- WHAT IS BEING ASKED
Up to and including the line with "14, 16, 18];", write out the listing from its first line, minus the pictures.
╭─ DATA EXTRACT
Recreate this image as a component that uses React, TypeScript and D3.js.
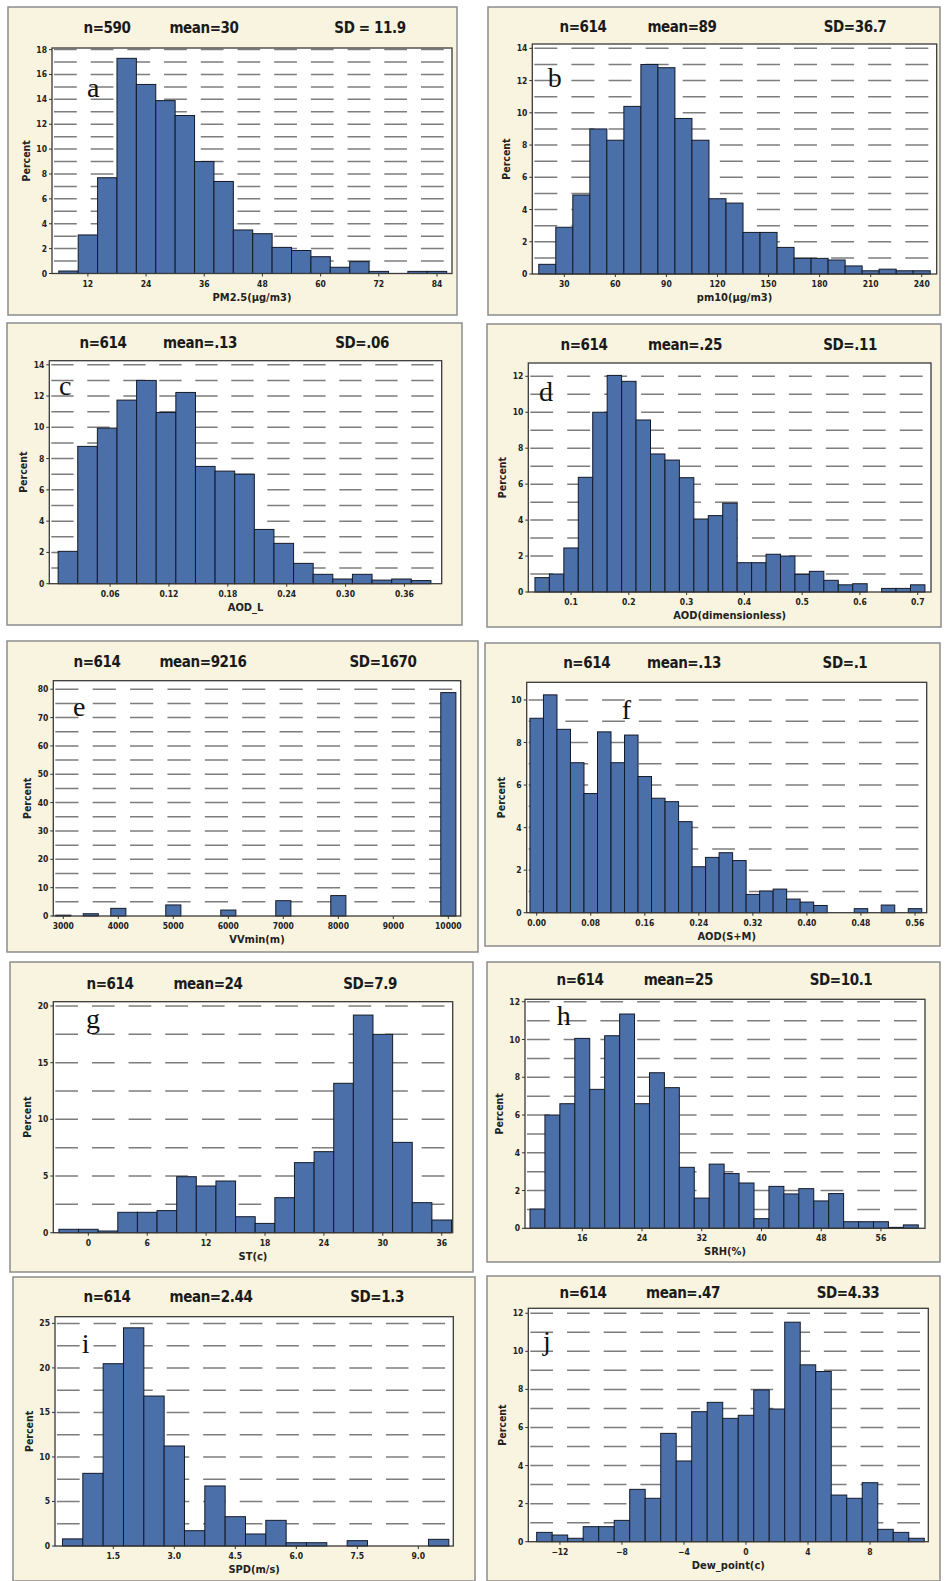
import React from "react";
import * as d3 from "d3";

// ---------- data: percent per histogram bin ----------
const pm25Values = [0.2, 3.1, 7.7, 17.3, 15.2, 13.9, 12.7, 9.0, 7.4, 3.5, 3.2, 2.1, 1.85, 1.35, 0.5, 0.95, 0.17, 0, 0.17, 0.17];
const pm25XTicks = [12, 24, 36, 48, 60, 72, 84];
const pm25YTicks = [0, 2, 4, 6, 8, 10, 12, 14, 16, 18];

const pm10Values = [0.6, 2.9, 4.9, 9.0, 8.3, 10.4, 13.0, 12.8, 9.65, 8.3, 4.67, 4.4, 2.58, 2.58, 1.65, 0.97, 0.97, 0.87, 0.5, 0.2, 0.3, 0.2, 0.2];
const pm10XTicks = [30, 60, 90, 120, 150, 180, 210, 240];
const pm10YTicks = [0, 2, 4, 6, 8, 10, 12, 14];

const aodLValues = [2.07, 8.78, 9.95, 11.74, 13.0, 10.95, 12.23, 7.5, 7.2, 7.0, 3.47, 2.58, 1.3, 0.6, 0.3, 0.6, 0.23, 0.3, 0.2];
const aodLXTicks = [0.06, 0.12, 0.18, 0.24, 0.3, 0.36];
const aodLYTicks = [0, 2, 4, 6, 8, 10, 12, 14];

const aodValues = [0.8, 1.0, 2.45, 6.38, 10.0, 12.05, 11.72, 9.57, 7.68, 7.34, 6.36, 4.06, 4.25, 4.94, 1.63, 1.63, 2.1, 2.0, 0.98, 1.15, 0.65, 0.4, 0.46, 0, 0.2, 0.2, 0.4];
const aodXTicks = [0.1, 0.2, 0.3, 0.4, 0.5, 0.6, 0.7];
const aodYTicks = [0, 2, 4, 6, 8, 10, 12];

const vvCenters = [3000, 3500, 4000, 5000, 6000, 7000, 8000, 10000];
const vvValues = [0.3, 0.8, 2.7, 3.9, 2.1, 5.4, 7.2, 78.8];
const vvXTicks = [3000, 4000, 5000, 6000, 7000, 8000, 9000, 10000];
const vvYTicks = [0, 10, 20, 30, 40, 50, 60, 70, 80];

const aodSMValues = [9.14, 10.24, 8.62, 7.05, 5.6, 8.5, 7.05, 8.35, 6.4, 5.38, 5.22, 4.28, 2.16, 2.6, 2.82, 2.45, 0.86, 1.02, 1.11, 0.64, 0.5, 0.34, 0, 0, 0.19, 0, 0.36, 0, 0.19];
const aodSMXTicks = [0, 0.08, 0.16, 0.24, 0.32, 0.4, 0.48, 0.56];
const aodSMYTicks = [0, 2, 4, 6, 8, 10];

const stValues = [0.3, 0.3, 0.15, 1.8, 1.8, 1.95, 4.94, 4.12, 4.56, 1.41, 0.82, 3.09, 6.18, 7.15, 13.18, 19.2, 17.5, 7.97, 2.65, 1.12];
const stXTicks = [0, 6, 12, 18, 24, 30, 36];
const stYTicks = [0, 5, 10, 15, 20];

const srhValues = [1.02, 6.0, 6.6, 10.06, 7.36, 10.2, 11.35, 6.6, 8.24, 7.45, 3.23, 1.6, 3.4, 2.9, 2.4, 0.51, 2.22, 1.82, 2.1, 1.45, 1.84, 0.35, 0.35, 0.35, 0.05, 0.18];
const srhXTicks = [16, 24, 32, 40, 48, 56];
const srhYTicks = [0, 2, 4, 6, 8, 10, 12];

const spdValues = [0.8, 8.16, 20.47, 24.5, 16.84, 11.23, 1.72, 6.74, 3.29, 1.35, 2.88, 0.37, 0.37, 0, 0.6, 0, 0, 0, 0.75];
const spdXTicks = [1.5, 3.0, 4.5, 6.0, 7.5, 9.0];
const spdYTicks = [0, 5, 10, 15, 20, 25];

const dewValues = [0.49, 0.35, 0.18, 0.79, 0.79, 1.12, 2.75, 2.28, 5.69, 4.24, 6.83, 7.32, 6.48, 6.64, 7.97, 6.97, 11.53, 9.29, 8.94, 2.45, 2.28, 3.1, 0.65, 0.49, 0.18];
const dewXTicks = [-12, -8, -4, 0, 4, 8];
const dewYTicks = [0, 2, 4, 6, 8, 10, 12];

// summary text over each panel
const statsA = ["n=590", "mean=30", "SD = 11.9"];
const statsB = ["n=614", "mean=89", "SD=36.7"];
const statsC = ["n=614", "mean=.13", "SD=.06"];
const statsD = ["n=614", "mean=.25", "SD=.11"];
const statsE = ["n=614", "mean=9216", "SD=1670"];
const statsF = ["n=614", "mean=.13", "SD=.1"];
const statsG = ["n=614", "mean=24", "SD=7.9"];
const statsH = ["n=614", "mean=25", "SD=10.1"];
const statsI = ["n=614", "mean=2.44", "SD=1.3"];
const statsJ = ["n=614", "mean=.47", "SD=4.33"];

// ---------- helpers ----------
const equalBins = (start: number, width: number, n: number) =>
  d3.range(n).map(i => [start + i * width, start + (i + 1) * width]);
const centeredBins = (centers: number[], width: number) =>
  centers.map(c => [c - width / 2, c + width / 2]);

const FONT = "'Liberation Sans Narrow', 'DejaVu Sans Condensed', 'Arial Narrow', sans-serif";
const SERIF = "'Liberation Serif', 'DejaVu Serif', serif";
const BAR = "#4b6fa8";
const CREAM = "#f9f4df";

// layout of each panel: frame box, plot box [l, t, r, b], axis domains
const panels = [
  { id: "a", frame: [8, 7, 457, 315], plot: [52, 48, 452, 273.5], xDomain: [4.6, 87.1], yTop: 18.13, grid: 1,
    bins: equalBins(6, 4, pm25Values.length), values: pm25Values, xTicks: pm25XTicks, yTicks: pm25YTicks, fmt: d3.format("d"),
    stats: statsA, statsX: [107, 204, 370], statsY: 33, letter: [87, 97], xLabel: "PM2.5(µg/m3)" },
  { id: "b", frame: [488, 7, 940, 315], plot: [532.3, 44, 936.7, 274], xDomain: [11.2, 248.8], yTop: 14.27, grid: 1,
    bins: equalBins(15, 10, pm10Values.length), values: pm10Values, xTicks: pm10XTicks, yTicks: pm10YTicks, fmt: d3.format("d"),
    stats: statsB, statsX: [583, 682, 855], statsY: 32, letter: [547.7, 87], xLabel: "pm10(µg/m3)" },
  { id: "c", frame: [7, 323, 462, 625], plot: [49.3, 360.7, 441.7, 583.7], xDomain: [-0.002, 0.398], yTop: 14.26, grid: 1,
    bins: equalBins(0.007, 0.02, aodLValues.length), values: aodLValues, xTicks: aodLXTicks, yTicks: aodLYTicks, fmt: d3.format(".2f"),
    stats: statsC, statsX: [103, 200, 362], statsY: 348, letter: [59, 395], xLabel: "AOD_L" },
  { id: "d", frame: [487, 324, 941, 627], plot: [528.3, 363, 931, 592], xDomain: [0.026, 0.723], yTop: 12.74, grid: 1,
    bins: equalBins(0.0375, 0.025, aodValues.length), values: aodValues, xTicks: aodXTicks, yTicks: aodYTicks, fmt: d3.format(".1f"),
    stats: statsD, statsX: [584, 685, 850], statsY: 350, letter: [539, 400.7], xLabel: "AOD(dimensionless)" },
  { id: "e", frame: [7, 641, 478, 952], plot: [53.3, 680.7, 460.7, 916], xDomain: [2818, 10225], yTop: 83, grid: 5,
    bins: centeredBins(vvCenters, 275), values: vvValues, xTicks: vvXTicks, yTicks: vvYTicks, fmt: d3.format("d"),
    stats: statsE, statsX: [97, 203, 383], statsY: 667, letter: [73, 716], xLabel: "VVmin(m)" },
  { id: "f", frame: [485, 643, 940, 946], plot: [526.7, 682.3, 926.7, 912.7], xDomain: [-0.0148, 0.5773], yTop: 10.83, grid: 1,
    bins: equalBins(-0.01, 0.02, aodSMValues.length), values: aodSMValues, xTicks: aodSMXTicks, yTicks: aodSMYTicks, fmt: d3.format(".2f"),
    stats: statsF, statsX: [586.7, 684, 845], statsY: 668, letter: [621.7, 719], xLabel: "AOD(S+M)" },
  { id: "g", frame: [10, 962, 473, 1272], plot: [53.3, 1001.7, 452.7, 1232.7], xDomain: [-3.57, 37.12], yTop: 20.38, grid: 2.5,
    bins: equalBins(-3, 2, stValues.length), values: stValues, xTicks: stXTicks, yTicks: stYTicks, fmt: d3.format("d"),
    stats: statsG, statsX: [110, 208, 370], statsY: 989, letter: [86, 1028], xLabel: "ST(c)" },
  { id: "h", frame: [487, 962, 940, 1262], plot: [525, 999.3, 925, 1228.3], xDomain: [8.33, 61.9], yTop: 12.13, grid: 1,
    bins: equalBins(9, 2, srhValues.length), values: srhValues, xTicks: srhXTicks, yTicks: srhYTicks, fmt: d3.format("d"),
    stats: statsH, statsX: [580, 678.3, 841], statsY: 985, letter: [556.7, 1025], xLabel: "SRH(%)" },
  { id: "i", frame: [13, 1277, 475, 1581], plot: [55, 1316.7, 453.3, 1546], xDomain: [0.066, 9.86], yTop: 25.75, grid: 2.5,
    bins: equalBins(0.25, 0.5, spdValues.length), values: spdValues, xTicks: spdXTicks, yTicks: spdYTicks, fmt: d3.format(".1f"),
    stats: statsI, statsX: [107, 211, 377], statsY: 1302, letter: [81.7, 1353], xLabel: "SPD(m/s)" },
  { id: "j", frame: [487, 1276, 940, 1581], plot: [528.3, 1308.3, 928.3, 1541.7], xDomain: [-14.04, 11.76], yTop: 12.26, grid: 1,
    bins: equalBins(-13.5, 1, dewValues.length), values: dewValues, xTicks: dewXTicks, yTicks: dewYTicks, fmt: d3.format("d"),
    stats: statsJ, statsX: [583, 683, 848], statsY: 1298, letter: [543, 1350], xLabel: "Dew_point(c)" },
];

const Panel = ({ p }: { p: any }) => {
  const [fl, ft, fr, fb] = p.frame;
  const [pl, pt, pr, pb] = p.plot;
  const x = d3.scaleLinear().domain(p.xDomain).range([pl, pr]);
  const y = d3.scaleLinear().domain([0, p.yTop]).range([pb, pt]);
  const gridVals = d3.range(p.grid, p.yTop + 1e-6, p.grid);
  const period = (pr - pl) / 10.9;
  const dash = period * 0.62;

  return (
    <g>
      <rect x={fl} y={ft} width={fr - fl} height={fb - ft} fill={CREAM} stroke="#8c8c8c" strokeWidth={1.5} />
      <rect x={pl} y={pt} width={pr - pl} height={pb - pt} fill="#fff" />
      {gridVals.map(v => (
        <line key={v} x1={pl + 2} x2={pr - 2} y1={y(v)} y2={y(v)}
          stroke="#7d7d7d" strokeWidth={1.5} strokeDasharray={`${dash} ${period - dash}`} />
      ))}
      {p.values.map((v: number, i: number) =>
        v > 0 ? (
          <rect key={i} x={x(p.bins[i][0])} y={y(v)} width={x(p.bins[i][1]) - x(p.bins[i][0])}
            height={y(0) - y(v)} fill={BAR} stroke="#141a28" strokeWidth={1} />
        ) : null
      )}
      <rect x={pl} y={pt} width={pr - pl} height={pb - pt} fill="none" stroke="#3a3a3a" strokeWidth={1.3} />
      {p.yTicks.map((t: number) => (
        <g key={t}>
          <line x1={pl - 3} x2={pl} y1={y(t)} y2={y(t)} stroke="#333" strokeWidth={1} />
          <text x={pl - 5} y={y(t) + 3} textAnchor="end" fontSize={8.5} fontWeight="bold" fontFamily={FONT} fill="#222">
            {t}
          </text>
        </g>
      ))}
      {p.xTicks.map((t: number) => (
        <g key={t}>
          <line x1={x(t)} x2={x(t)} y1={pb} y2={pb + 3} stroke="#333" strokeWidth={1} />
          <text x={x(t)} y={pb + 13} textAnchor="middle" fontSize={8.5} fontWeight="bold" fontFamily={FONT} fill="#222">
            {p.fmt(t)}
          </text>
        </g>
      ))}
      <text transform={`translate(${pl - 22},${(pt + pb) / 2}) rotate(-90)`} textAnchor="middle"
        fontSize={10.5} fontWeight="bold" fontFamily={FONT} fill="#222">
        Percent
      </text>
      <text x={(pl + pr) / 2} y={pb + 27} textAnchor="middle" fontSize={11} fontWeight="bold" fontFamily={FONT} fill="#222">
        {p.xLabel}
      </text>
      {p.stats.map((s: string, i: number) => (
        <text key={i} x={p.statsX[i]} y={p.statsY} textAnchor="middle" fontSize={15} fontWeight="bold"
          fontFamily={FONT} fill="#1a1a1a" letterSpacing={-0.4}>
          {s}
        </text>
      ))}
      <text x={p.letter[0]} y={p.letter[1]} fontSize={28} fontFamily={SERIF} fill="#111">
        {p.id}
      </text>
    </g>
  );
};

const App = () => (
  <svg width={947} height={1581} style={{ position: "absolute", left: 0, top: 0, background: "#fff" }}>
    {panels.map(p => (
      <Panel key={p.id} p={p} />
    ))}
  </svg>
);

export default App;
╰─
- RESPONSE TO THIS TASK
Recreate this image as a component that uses React, TypeScript and D3.js.
import React from "react";
import * as d3 from "d3";

// ---------- data: percent per histogram bin ----------
const pm25Values = [0.2, 3.1, 7.7, 17.3, 15.2, 13.9, 12.7, 9.0, 7.4, 3.5, 3.2, 2.1, 1.85, 1.35, 0.5, 0.95, 0.17, 0, 0.17, 0.17];
const pm25XTicks = [12, 24, 36, 48, 60, 72, 84];
const pm25YTicks = [0, 2, 4, 6, 8, 10, 12, 14, 16, 18];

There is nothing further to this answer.